A.S.R./B.S.I. Wants to Tap into CARICOM Market
According to Vice President of Industrial Relations at ASR/B.S.I., Mac MacLachlan, there are six different types of direct consumption sugars currently produced at the mills in Orange Walk. Now, while there is a reduction in sugar consumption in the European Union, there is an increased demand for direct consumption sugars that are not the refined white sugar. The E.U. and CARICOM are the markets that the industry is eyeing to introduce the high standard sugar produced locally. MacLachlan speaks about the challenges following the changes in the E.U. market and the need for regional dialogue amount sugar producers in the Caribbean.
Mac McLachlan, VP International Relations, A.S.R./B.S.I.

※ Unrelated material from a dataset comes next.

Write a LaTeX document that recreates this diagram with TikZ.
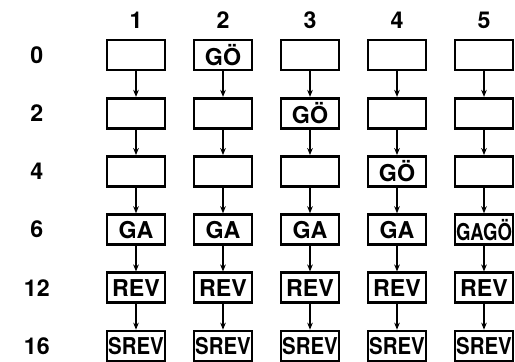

“In March 2017, we had a stakeholders engagement meeting in Jamaica with all the different sugar producers in the region and that kicked off a series of events, which are essentially putting in place a blueprint whereby we can secure the CARICOM sugar market for CARICOM producers moving forward. And what I mean by that is that at the moment a market of about three hundred and fifty thousand tons of sugar in the CARICOM; two hundred thousand tons are imported refined sugar from outside the region. Traditionally and the rational for that was that nobody in the region was producing high enough quality sugar—all of that raw sugar was being exported to Europe where the prices in those days were very high. And the CARICOM rules permitted the import of white refined sugar through a series of waivers and suspension agreements that meant it avoided paying the common external tariffs. So at the moment, brown sugar exports into CARICOM are protected by common external tariff into the region, but it tends to be the case that these white sugar imports are coming tariff free. Now what we are trying to do and we are working closely with the government and the governments of Jamaica, Guyana and Barbados as other sugar producers is to demonstrate through investments like we are making here today, that we are now in a position to provide adequate sugar at the right quality and the right standards for that market. And we are therefore suggesting that it might be time to look again at the tariff structures in CARICOM to permit us to utilize our sugar in that market. At the moment, that two hundred thousand tons of imported sugar is displacing an opportunity for CARICOM producers of sugar.”